AndrewS, the founder of Hopscotch Air who flies an LSA (the Sportcruiser), has just written an interesting post on the Let’s Go Flying blog about the recent audit report from the FAA on the LSA manufacturing industry which is setting off alarm bells to the point where even Dan Johnson, the chairman of the Light Aircraft Manufacturers Association, said it was “tough love.” However, Andrew further added that he thinks the report is a bit more ominous than that.

Apparently, the FAA audited 30 LSA facilities to determine if they are complying with ASTM standards (the ASTM is an independent group that various industries use to set standards for their products) as under current rules, if an LSA meets these standards, it can then be sold to the American public – without government certifications. However, the FAA determined that most of the thirty facilities audited could not establish that their aircraft met the standards and that they have failed to implement basic internal controls and don’t full understand FAA regulations. The report concluded that the FAA needs to increase its oversight of the LSA industry.

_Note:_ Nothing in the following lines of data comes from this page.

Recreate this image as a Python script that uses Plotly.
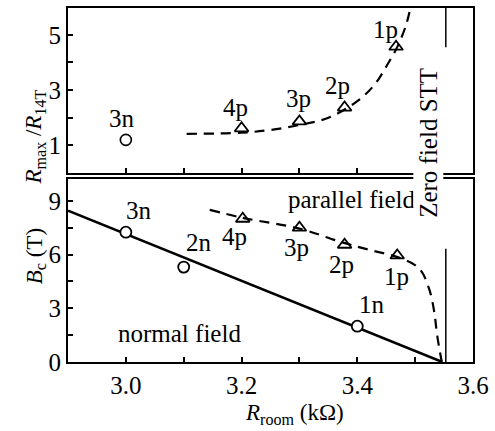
import plotly.graph_objects as go

FONT = "Liberation Serif, Times New Roman, serif"

# ---- top panel: R_max / R_14T ----
top_n_x = [3.0]
top_n_y = [1.2]
top_n_lbl = ["3n"]
top_p_x = [3.2, 3.3, 3.378, 3.467]
top_p_y = [1.62, 1.87, 2.37, 4.57]
top_p_lbl = ["4p", "3p", "2p", "1p"]
top_curve_x = [3.105, 3.2, 3.25, 3.3, 3.35, 3.4, 3.43, 3.45, 3.47, 3.485, 3.492]
top_curve_y = [1.42, 1.46, 1.56, 1.74, 2.0, 2.6, 3.2, 3.85, 4.6, 5.4, 6.0]

# ---- bottom panel: B_c ----
bot_n_x = [3.0, 3.1, 3.4]
bot_n_y = [7.25, 5.3, 2.0]
bot_n_lbl = ["3n", "2n", "1n"]
bot_p_x = [3.202, 3.3, 3.378, 3.469]
bot_p_y = [8.0, 7.5, 6.55, 5.95]
bot_p_lbl = ["4p", "3p", "2p", "1p"]
bot_line_x = [2.9, 3.547]
bot_line_y = [8.45, 0.0]
bot_curve_x = [3.145, 3.202, 3.3, 3.374, 3.426, 3.472, 3.507, 3.524, 3.533, 3.538, 3.546]
bot_curve_y = [8.5, 8.05, 7.45, 6.68, 6.22, 5.83, 5.22, 4.1, 2.8, 1.5, 0.0]

stt_x = 3.553

fig = go.Figure()

# top panel (xaxis2 / yaxis2)
fig.add_trace(go.Scatter(x=top_curve_x, y=top_curve_y, mode="lines", line=dict(color="black", width=2.2, dash="10px,7px", shape="spline"), xaxis="x2", yaxis="y2"))
fig.add_trace(go.Scatter(x=top_n_x, y=top_n_y, mode="markers", marker=dict(symbol="circle-open", size=11, color="black", line=dict(width=1.6)), xaxis="x2", yaxis="y2"))
fig.add_trace(go.Scatter(x=top_p_x, y=top_p_y, mode="markers", marker=dict(symbol="triangle-up-open", size=12, color="black", line=dict(width=1.8)), xaxis="x2", yaxis="y2"))

# bottom panel
fig.add_trace(go.Scatter(x=bot_line_x, y=bot_line_y, mode="lines", line=dict(color="black", width=2.6)))
fig.add_trace(go.Scatter(x=bot_curve_x, y=bot_curve_y, mode="lines", line=dict(color="black", width=2.2, dash="10px,7px", shape="spline")))
fig.add_trace(go.Scatter(x=bot_n_x, y=bot_n_y, mode="markers", marker=dict(symbol="circle", size=11, color="white", line=dict(width=1.8, color="black"))))
fig.add_trace(go.Scatter(x=bot_p_x, y=bot_p_y, mode="markers", marker=dict(symbol="triangle-up-open", size=12, color="black", line=dict(width=1.8))))

ax_common = dict(showline=True, linecolor="black", linewidth=2, mirror=True, ticks="inside",
                 ticklen=5, tickwidth=1.5, tickcolor="black", showgrid=False, zeroline=False,
                 tickfont=dict(family=FONT, size=25, color="black"))

fig.update_layout(
    width=495, height=431, margin=dict(l=68, r=22, t=6, b=69),
    paper_bgcolor="white", plot_bgcolor="white", showlegend=False,
    xaxis=dict(ax_common, range=[2.9, 3.6], tickvals=[2.9, 3.0, 3.1, 3.2, 3.3, 3.4, 3.5, 3.6],
               ticktext=["", "3.0", "", "3.2", "", "3.4", "", "3.6"], anchor="y", domain=[0, 1]),
    yaxis=dict(ax_common, range=[0, 10.22], tickvals=[0, 1.5, 3, 4.5, 6, 7.5, 9],
               ticktext=["0", "", "3", "", "6", "", "9"], domain=[0, 0.5169]),
    xaxis2=dict(ax_common, range=[2.9, 3.6], tickvals=[2.9, 3.0, 3.1, 3.2, 3.3, 3.4, 3.5, 3.6],
                showticklabels=False, anchor="y2", matches="x", domain=[0, 1]),
    yaxis2=dict(ax_common, range=[0, 5.97], tickvals=[1, 2, 3, 4, 5],
                ticktext=["1", "", "3", "", "5"], domain=[0.5337, 1], anchor="x2"),
)

lblfont = dict(family=FONT, size=25, color="black")
titlefont = dict(family=FONT, size=23, color="black")
ann = []
top_lbl_pos = [(2.993, 1.98)]
for (lx, ly), t in zip(top_lbl_pos, top_n_lbl):
    ann.append(dict(x=lx, y=ly, xref="x2", yref="y2", text=t, showarrow=False, font=lblfont))
top_p_pos = [(3.19, 2.37), (3.298, 2.7), (3.366, 3.17), (3.448, 5.18)]
for (lx, ly), t in zip(top_p_pos, top_p_lbl):
    ann.append(dict(x=lx, y=ly, xref="x2", yref="y2", text=t, showarrow=False, font=lblfont))
bot_n_pos = [(3.022, 8.44), (3.126, 6.67), (3.426, 3.2)]
for (lx, ly), t in zip(bot_n_pos, bot_n_lbl):
    ann.append(dict(x=lx, y=ly, xref="x", yref="y", text=t, showarrow=False, font=lblfont))
bot_p_pos = [(3.188, 7.0), (3.295, 6.39), (3.372, 5.45), (3.467, 4.8)]
for (lx, ly), t in zip(bot_p_pos, bot_p_lbl):
    ann.append(dict(x=lx, y=ly, xref="x", yref="y", text=t, showarrow=False, font=lblfont))

ann.append(dict(x=3.391, y=9.05, xref="x", yref="y", text="parallel field", showarrow=False, font=lblfont))
ann.append(dict(x=3.093, y=1.6, xref="x", yref="y", text="normal field", showarrow=False, font=lblfont))

# Zero field STT
ann.append(dict(x=0.928, y=0.62, xref="paper", yref="paper", text="Zero field STT", textangle=-90,
                showarrow=False, font=lblfont, bgcolor="white", borderpad=1))

# axis titles
ann.append(dict(x=-0.12, y=0.775, xref="paper", yref="paper",
                text="<i>R</i><sub>max</sub> /<i>R</i><sub>14T</sub>", textangle=-90,
                showarrow=False, font=titlefont))
ann.append(dict(x=-0.12, y=0.215, xref="paper", yref="paper",
                text="<i>B</i><sub>c</sub> (T)", textangle=-90, showarrow=False, font=titlefont))
ann.append(dict(x=0.56, y=-0.147, xref="paper", yref="paper",
                text="<i>R</i><sub>room</sub> (kΩ)", showarrow=False, font=titlefont, yanchor="middle"))

fig.update_layout(annotations=ann)

fig.add_shape(type="line", x0=stt_x, x1=stt_x, y0=4.55, y1=5.97, xref="x2", yref="y2", line=dict(color="black", width=1.5))
fig.add_shape(type="line", x0=stt_x, x1=stt_x, y0=0, y1=6.33, xref="x", yref="y", line=dict(color="black", width=1.5))

fig.write_html("out.html")
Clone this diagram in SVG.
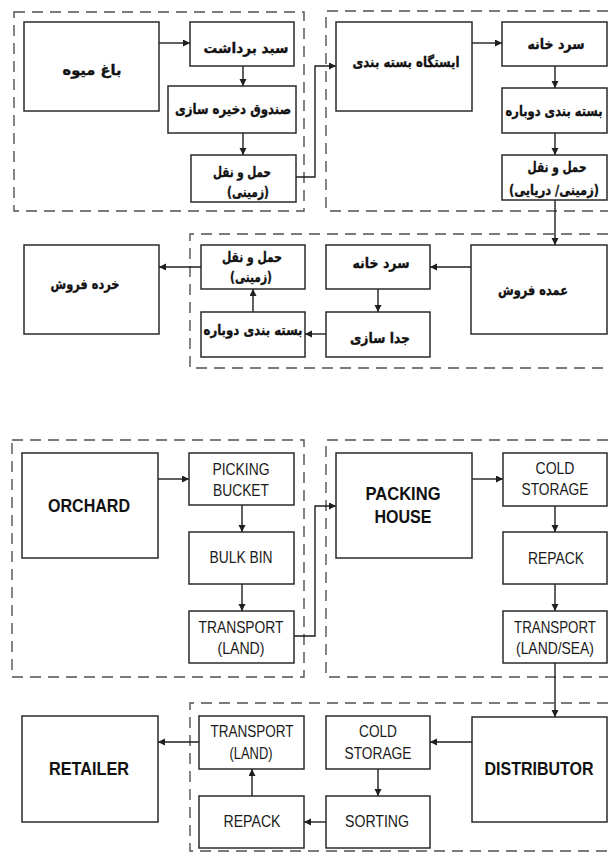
<svg xmlns="http://www.w3.org/2000/svg" width="608" height="857" viewBox="0 0 608 857">
<style>
.bg{fill:#fff}
.dash{fill:none;stroke:#505050;stroke-width:1.4;stroke-dasharray:11 7}
.box{fill:#fff;stroke:#2a2a2a;stroke-width:1.5}
.ln{fill:none;stroke:#1e1e1e;stroke-width:1.4}
.fa{font-family:"DejaVu Sans",sans-serif;font-weight:bold;font-size:14px;fill:#111;stroke:#111;stroke-width:0.35;text-anchor:middle}
.en{font-family:"Liberation Sans",Arial,sans-serif;font-size:16.5px;fill:#1a1a1a;text-anchor:middle}
.enb{font-family:"Liberation Sans",Arial,sans-serif;font-weight:bold;font-size:17.5px;fill:#111;text-anchor:middle}
</style>
<defs>
<marker id="ah" markerUnits="userSpaceOnUse" markerWidth="8" markerHeight="8" refX="7" refY="3.5" orient="auto">
<path d="M0,0 L7,3.5 L0,7 z" fill="#1e1e1e"/>
</marker>
</defs>
<rect class="bg" x="0" y="0" width="608" height="857"/>

<g id="groups">
<rect class="dash" x="14" y="12" width="290" height="199"/>
<path class="dash" d="M608,11 H326 V211 H608"/>
<path class="dash" d="M608,234 H190 V368 H608"/>
<rect class="dash" x="12" y="440" width="292" height="237"/>
<path class="dash" d="M608,440 H326 V677 H608"/>
<path class="dash" d="M608,703 H190 V851 H608"/>
</g>

<g id="connectors">
<path class="ln" d="M159,43 H190" marker-end="url(#ah)"/>
<path class="ln" d="M243,66 V86" marker-end="url(#ah)"/>
<path class="ln" d="M243,133 V155" marker-end="url(#ah)"/>
<path class="ln" d="M296,177 H315 V66 H336" marker-end="url(#ah)"/>
<path class="ln" d="M472,43 H502" marker-end="url(#ah)"/>
<path class="ln" d="M555,66 V88" marker-end="url(#ah)"/>
<path class="ln" d="M555,133 V155" marker-end="url(#ah)"/>
<path class="ln" d="M555,200 V245" marker-end="url(#ah)"/>
<path class="ln" d="M471,267 H430" marker-end="url(#ah)"/>
<path class="ln" d="M378,289 V312" marker-end="url(#ah)"/>
<path class="ln" d="M326,334 H305" marker-end="url(#ah)"/>
<path class="ln" d="M253,312 V289" marker-end="url(#ah)"/>
<path class="ln" d="M201,267 H159" marker-end="url(#ah)"/>

<path class="ln" d="M158,479 H189" marker-end="url(#ah)"/>
<path class="ln" d="M242,505 V532" marker-end="url(#ah)"/>
<path class="ln" d="M242,584 V611" marker-end="url(#ah)"/>
<path class="ln" d="M294,636 H315 V506 H336" marker-end="url(#ah)"/>
<path class="ln" d="M472,479 H503" marker-end="url(#ah)"/>
<path class="ln" d="M555,506 V532" marker-end="url(#ah)"/>
<path class="ln" d="M555,584 V611" marker-end="url(#ah)"/>
<path class="ln" d="M555,663 V717" marker-end="url(#ah)"/>
<path class="ln" d="M472,742 H430" marker-end="url(#ah)"/>
<path class="ln" d="M378,769 V796" marker-end="url(#ah)"/>
<path class="ln" d="M326,822 H304" marker-end="url(#ah)"/>
<path class="ln" d="M252,796 V769" marker-end="url(#ah)"/>
<path class="ln" d="M199,742 H158" marker-end="url(#ah)"/>
</g>

<!-- Persian diagram -->
<g id="fa-orchard"><rect class="box" x="24" y="22" width="135" height="89"/><text class="fa" x="92" y="75" textLength="59" lengthAdjust="spacingAndGlyphs">باغ میوه</text></g>
<g id="fa-bucket"><rect class="box" x="190" y="22" width="104" height="44"/><text class="fa" x="246" y="53" textLength="85" lengthAdjust="spacingAndGlyphs">سبد برداشت</text></g>
<g id="fa-bin"><rect class="box" x="168" y="86" width="128" height="47"/><text class="fa" x="233" y="114" textLength="116" lengthAdjust="spacingAndGlyphs">صندوق دخیره سازی</text></g>
<g id="fa-transport1"><rect class="box" x="191" y="155" width="105" height="47"/><text class="fa" x="242" y="177" textLength="58" lengthAdjust="spacingAndGlyphs">حمل و نقل</text><text class="fa" x="248" y="197" textLength="42" lengthAdjust="spacingAndGlyphs">(زمینی)</text></g>
<g id="fa-packing"><rect class="box" x="336" y="22" width="136" height="89"/><text class="fa" x="406" y="67" textLength="107" lengthAdjust="spacingAndGlyphs">ایستگاه بسته بندی</text></g>
<g id="fa-cold1"><rect class="box" x="502" y="22" width="105" height="44"/><text class="fa" x="556" y="49" textLength="57" lengthAdjust="spacingAndGlyphs">سرد خانه</text></g>
<g id="fa-repack1"><rect class="box" x="502" y="88" width="105" height="45"/><text class="fa" x="554" y="116" textLength="97" lengthAdjust="spacingAndGlyphs">بسته بندی دوباره</text></g>
<g id="fa-transport2"><rect class="box" x="502" y="155" width="105" height="45"/><text class="fa" x="557" y="172" textLength="59" lengthAdjust="spacingAndGlyphs">حمل و نقل</text><text class="fa" x="554" y="195" textLength="90" lengthAdjust="spacingAndGlyphs">(زمینی/ دریایی)</text></g>
<g id="fa-distributor"><rect class="box" x="471" y="245" width="136" height="89"/><text class="fa" x="533" y="295" textLength="70" lengthAdjust="spacingAndGlyphs">عمده فروش</text></g>
<g id="fa-cold2"><rect class="box" x="326" y="245" width="104" height="44"/><text class="fa" x="381" y="268" textLength="57" lengthAdjust="spacingAndGlyphs">سرد خانه</text></g>
<g id="fa-sorting"><rect class="box" x="326" y="312" width="104" height="45"/><text class="fa" x="380" y="343" textLength="60" lengthAdjust="spacingAndGlyphs">جدا سازی</text></g>
<g id="fa-repack2"><rect class="box" x="201" y="312" width="104" height="45"/><text class="fa" x="253" y="335" textLength="99" lengthAdjust="spacingAndGlyphs">بسته بندی دوباره</text></g>
<g id="fa-transport3"><rect class="box" x="201" y="245" width="104" height="44"/><text class="fa" x="252" y="262" textLength="60" lengthAdjust="spacingAndGlyphs">حمل و نقل</text><text class="fa" x="251" y="282" textLength="42" lengthAdjust="spacingAndGlyphs">(زمینی)</text></g>
<g id="fa-retailer"><rect class="box" x="24" y="245" width="135" height="89"/><text class="fa" x="85" y="289" textLength="69" lengthAdjust="spacingAndGlyphs">خرده فروش</text></g>

<!-- English diagram -->
<g id="orchard"><rect class="box" x="22" y="453" width="136" height="105"/><text class="enb" x="89" y="512" textLength="82" lengthAdjust="spacingAndGlyphs">ORCHARD</text></g>
<g id="picking-bucket"><rect class="box" x="189" y="453" width="105" height="52"/><text class="en" x="241" y="475" textLength="57" lengthAdjust="spacingAndGlyphs">PICKING</text><text class="en" x="241" y="496" textLength="56" lengthAdjust="spacingAndGlyphs">BUCKET</text></g>
<g id="bulk-bin"><rect class="box" x="189" y="532" width="105" height="52"/><text class="en" x="241" y="563" textLength="63" lengthAdjust="spacingAndGlyphs">BULK BIN</text></g>
<g id="transport-land1"><rect class="box" x="189" y="611" width="105" height="52"/><text class="en" x="241" y="633" textLength="85" lengthAdjust="spacingAndGlyphs">TRANSPORT</text><text class="en" x="241" y="654" textLength="47" lengthAdjust="spacingAndGlyphs">(LAND)</text></g>
<g id="packing-house"><rect class="box" x="336" y="453" width="136" height="105"/><text class="enb" x="403" y="500" textLength="75" lengthAdjust="spacingAndGlyphs">PACKING</text><text class="enb" x="403" y="523" textLength="57" lengthAdjust="spacingAndGlyphs">HOUSE</text></g>
<g id="cold-storage1"><rect class="box" x="503" y="453" width="104" height="53"/><text class="en" x="555" y="474" textLength="39" lengthAdjust="spacingAndGlyphs">COLD</text><text class="en" x="555" y="495" textLength="67" lengthAdjust="spacingAndGlyphs">STORAGE</text></g>
<g id="repack1"><rect class="box" x="503" y="532" width="104" height="52"/><text class="en" x="556" y="564" textLength="56" lengthAdjust="spacingAndGlyphs">REPACK</text></g>
<g id="transport-landsea"><rect class="box" x="503" y="611" width="104" height="52"/><text class="en" x="555" y="633" textLength="82" lengthAdjust="spacingAndGlyphs">TRANSPORT</text><text class="en" x="555" y="654" textLength="78" lengthAdjust="spacingAndGlyphs">(LAND/SEA)</text></g>
<g id="distributor"><rect class="box" x="472" y="717" width="135" height="105"/><text class="enb" x="539" y="775" textLength="109" lengthAdjust="spacingAndGlyphs">DISTRIBUTOR</text></g>
<g id="cold-storage2"><rect class="box" x="326" y="716" width="104" height="53"/><text class="en" x="378" y="737" textLength="38" lengthAdjust="spacingAndGlyphs">COLD</text><text class="en" x="378" y="759" textLength="67" lengthAdjust="spacingAndGlyphs">STORAGE</text></g>
<g id="sorting"><rect class="box" x="326" y="796" width="104" height="52"/><text class="en" x="377" y="827" textLength="64" lengthAdjust="spacingAndGlyphs">SORTING</text></g>
<g id="repack2"><rect class="box" x="199" y="796" width="105" height="52"/><text class="en" x="252" y="827" textLength="57" lengthAdjust="spacingAndGlyphs">REPACK</text></g>
<g id="transport-land2"><rect class="box" x="199" y="716" width="105" height="53"/><text class="en" x="252" y="737" textLength="83" lengthAdjust="spacingAndGlyphs">TRANSPORT</text><text class="en" x="251" y="759" textLength="43" lengthAdjust="spacingAndGlyphs">(LAND)</text></g>
<g id="retailer"><rect class="box" x="22" y="716" width="136" height="106"/><text class="enb" x="89" y="775" textLength="80" lengthAdjust="spacingAndGlyphs">RETAILER</text></g>
</svg>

Andrew then pointed out that the FAA and the NTSB do not have any issues (so far) with the safety record of LSAs but then again, there aren’t many flying right now. However, all it will take is one or two serious accidents that would then lead to a significant government crackdown and new regulations. Hence, Andrew concluded that the LSA industry must immediately answer all of the FAA’s concerns that if the LSA industry “cannot instill it’s own adult supervision, we all know the government will do it for it.”

Hence, we want to know what you our readers think of the LSA industry. Does the LSA industry really need to clean up its act and if so, can it do it on its own? Or does it just need more “adult supervision”?

Sportcruiser

One Response to The LSA industry: Time for adult supervision?

  1. Caleb June 19, 2010 at 20:43 #

    Maybe the LSA companies should do what the video games industry did when the government wanted to regulate them, they set up a regulation system of there own and are doing fine.